# Update on the babies (and ? s)



## ratjpg (May 9, 2014)

The babies are now a few hours short of two weeks old. There are three boys and six girls, one the boys has his eyes open. I noticed when I am holding them, they suck on my hands and fingers. Is it okay for them to have the "strong inside" ensure in dark chocolate flavor? and can they start drinking water yet? and what is the best way to give them their water? also, we're working on wrapping chicken wire around the ferret nation just to be certain this doesn't happen again. as cute as these babies are they sure are a handful


----------



## Hey-Fay (Jul 8, 2013)

Do they have a mummy? I can't remember who said they have an orphaned litter :/
I wouldn't give them the ensure, water is fine. If they don't have a mum then keep giving them the formula, they'll start weaning themselves before long. Once all eyes are open start putting their lab blocks in the formula and encourage to eat


----------



## ratjpg (May 9, 2014)

No, they have a mom! I just wanna make sure they get weaned correctly and stuff. I hardly know anything about baby rats, only what I've learned in the past two weeks... I never thought to stock up on newborn rat care knowledge because I never thought I'd have any!
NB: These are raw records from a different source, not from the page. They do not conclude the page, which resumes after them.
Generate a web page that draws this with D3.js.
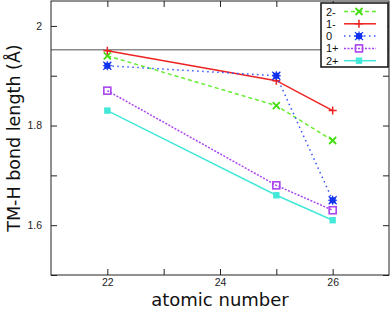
<!DOCTYPE html>
<html><head><meta charset="utf-8">
<script src="https://cdn.jsdelivr.net/npm/d3@7"></script>
<style>body{margin:0;background:#fff}svg{display:block}</style>
</head><body>
<script>
const atomicNumbers = [22, 25, 26];
const seriesNames = ["2-", "1-", "0", "1+", "2+"];
const s2minus = [1.94, 1.84, 1.77];
const s1minus = [1.95, 1.89, 1.83];
const s0 = [1.92, 1.90, 1.65];
const s1plus = [1.87, 1.68, 1.63];
const s2plus = [1.83, 1.66, 1.61];
const refLine = 1.952;
const xTicks = [22, 23, 24, 25, 26];
const xTickLabels = [22, 24, 26];
const yTicks = [1.5, 1.6, 1.7, 1.8, 1.9, 2.0];
const yTickLabels = [1.6, 1.8, 2.0];

const W = 392, H = 315;
const m = {l: 51, r: 3, t: 1, b: 40};
const svg = d3.select("body").append("svg").attr("width", W).attr("height", H);
const x = d3.scaleLinear().domain([21, 27]).range([m.l, W - m.r]);
const y = d3.scaleLinear().domain([1.5, 2.05]).range([H - m.b, m.t]);

const styles = [
  {color: "#66ee33", dash: "4,3", marker: "x", mcolor: "#44dd11"},
  {color: "#ee2222", dash: null, marker: "plus", mcolor: "#ee2222"},
  {color: "#3355ff", dash: "1.5,3.5", marker: "star", mcolor: "#1133ee"},
  {color: "#aa44ee", dash: "2,1.5", marker: "sqo", mcolor: "#aa44ee"},
  {color: "#44e8d8", dash: null, marker: "sqf", mcolor: "#44e8d8"}
];
const allSeries = [s2minus, s1minus, s0, s1plus, s2plus];

// reference line
svg.append("line").attr("x1", x(21)).attr("x2", x(27)).attr("y1", y(refLine)).attr("y2", y(refLine))
  .attr("stroke", "#8a8a8a").attr("stroke-width", 1.6);

// axes
const fontTick = "'Liberation Sans', Arial, sans-serif";
const fontTitle = "'DejaVu Sans', sans-serif";
const axB = d3.axisBottom(x).tickValues(xTicks).tickSize(-6).tickFormat(d => xTickLabels.includes(d) ? d : "").tickPadding(4);
const axT = d3.axisTop(x).tickValues(xTicks).tickSize(-6).tickFormat("");
const axL = d3.axisLeft(y).tickValues(yTicks).tickSize(-6).tickFormat(d => yTickLabels.some(v => Math.abs(v - d) < 1e-9) ? d3.format("")(+d.toFixed(1)) : "").tickPadding(9);
const axR = d3.axisRight(y).tickValues(yTicks).tickSize(-6).tickFormat("");
[[axB, `translate(0,${H - m.b})`], [axT, `translate(0,${m.t})`], [axL, `translate(${m.l},0)`], [axR, `translate(${W - m.r},0)`]].forEach(([a, t]) => {
  const g = svg.append("g").attr("transform", t).call(a);
  g.select(".domain").remove();
  g.selectAll(".tick line").attr("stroke", "#222");
  g.selectAll("text").attr("font-family", fontTick).attr("font-size", 10.5).attr("fill", "#222");
});
svg.append("rect").attr("x", x(21)).attr("y", y(2.05)).attr("width", x(27) - x(21)).attr("height", y(1.5) - y(2.05))
  .attr("fill", "none").attr("stroke", "#222").attr("stroke-width", 1);

function drawMarker(g, type, cx, cy, c) {
  if (type === "x") {
    g.append("path").attr("d", `M${cx-3.5},${cy-3.5}L${cx+3.5},${cy+3.5}M${cx-3.5},${cy+3.5}L${cx+3.5},${cy-3.5}`).attr("stroke", c).attr("stroke-width", 1.8);
  } else if (type === "plus") {
    g.append("path").attr("d", `M${cx-4},${cy}L${cx+4},${cy}M${cx},${cy-4}L${cx},${cy+4}`).attr("stroke", c).attr("stroke-width", 1.5);
  } else if (type === "star") {
    g.append("rect").attr("x", cx-3).attr("y", cy-3).attr("width", 6).attr("height", 6).attr("fill", c);
    g.append("path").attr("d", `M${cx-4},${cy-4}L${cx+4},${cy+4}M${cx-4},${cy+4}L${cx+4},${cy-4}M${cx-4.5},${cy}L${cx+4.5},${cy}M${cx},${cy-4.5}L${cx},${cy+4.5}`).attr("stroke", c).attr("stroke-width", 1.2);
  } else if (type === "sqo") {
    g.append("rect").attr("x", cx-3.5).attr("y", cy-3.5).attr("width", 7).attr("height", 7).attr("fill", "none").attr("stroke", c).attr("stroke-width", 1.6);
  } else {
    g.append("rect").attr("x", cx-3.2).attr("y", cy-3.2).attr("width", 6.4).attr("height", 6.4).attr("fill", c);
  }
}

const line = d3.line().x((d, i) => x(atomicNumbers[i])).y(d => y(d));
allSeries.forEach((s, k) => {
  const st = styles[k];
  const g = svg.append("g");
  g.append("path").attr("d", line(s)).attr("fill", "none").attr("stroke", st.color).attr("stroke-width", 1.5)
    .attr("stroke-dasharray", st.dash);
  s.forEach((v, i) => drawMarker(g, st.marker, x(atomicNumbers[i]), y(v), st.mcolor));
});

// legend
const lg = svg.append("g");
lg.append("rect").attr("x", 321).attr("y", 3).attr("width", 67).attr("height", 64).attr("fill", "#fff").attr("stroke", "#111").attr("stroke-width", 1.5);
seriesNames.forEach((n, k) => {
  const yy = 11.5 + k * 12.3;
  const st = styles[k];
  lg.append("text").attr("x", 326).attr("y", yy + 4).text(n).attr("font-family", fontTick).attr("font-size", 11).attr("fill", "#111");
  lg.append("line").attr("x1", 344).attr("x2", 376).attr("y1", yy).attr("y2", yy).attr("stroke", st.color).attr("stroke-width", 1.5).attr("stroke-dasharray", st.dash);
  drawMarker(lg, st.marker, 359, yy, st.mcolor);
});

// axis titles
svg.append("text").attr("x", (x(21) + x(27)) / 2).attr("y", 306).attr("text-anchor", "middle")
  .attr("font-family", fontTitle).attr("font-size", 18).attr("fill", "#111").text("atomic number");
svg.append("text").attr("transform", `translate(20,${(y(1.5) + y(2.05)) / 2}) rotate(-90)`).attr("text-anchor", "middle")
  .attr("font-family", fontTitle).attr("font-size", 17.5).attr("fill", "#111").text("TM-H bond length (Å)");
</script>
</body></html>
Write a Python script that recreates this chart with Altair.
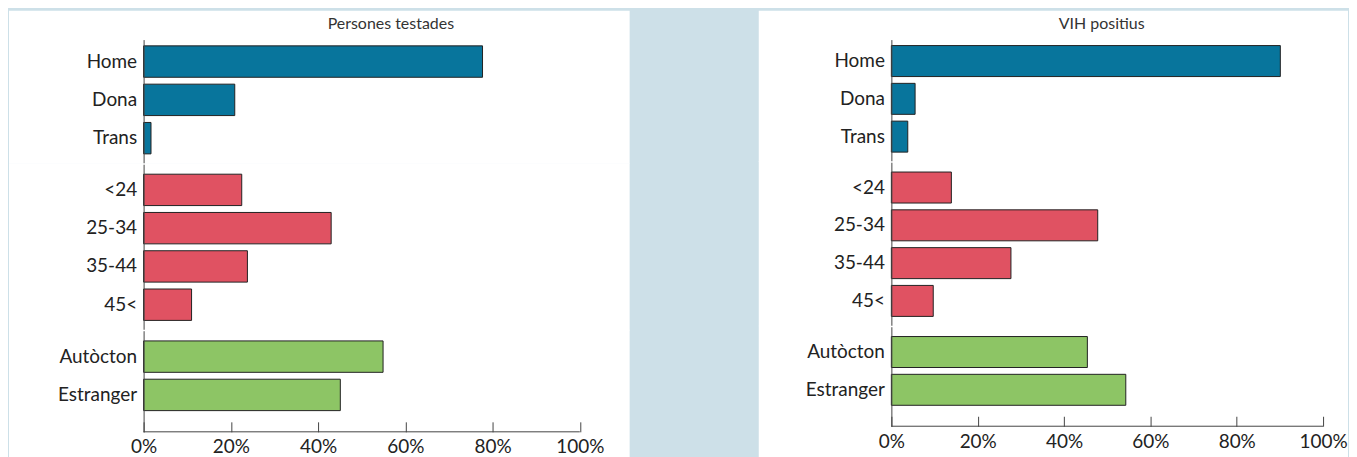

I just thought that maybe them being interested in my hands (especially after I touch food) would mean that maybe they are ready for some food other than from mom? Already in the cage with them are mom's food dishes, one is full of a dry mix of pellets, cheerios & dry rolled oats, and the other has ensure mixed with infant cereal to make sure she's getting all the nutrients she needs, then everyday I give her a bit of veggie, usually peas or carrots, and every other day some fruit, usually banana or watermelon (sometimes frozen berries though) and she drinks from a spout water bottle... if the babies got a hold of any of this stuff would it be okay? I read that theyd mess around in her food dish when their eyes opened.


----------



## Hey-Fay (Jul 8, 2013)

Mum will wean all of them when it's time, so don't worry too much! The fresh fruits and veggies are fine for them but they won't really start nibbling on them till they're older.


----------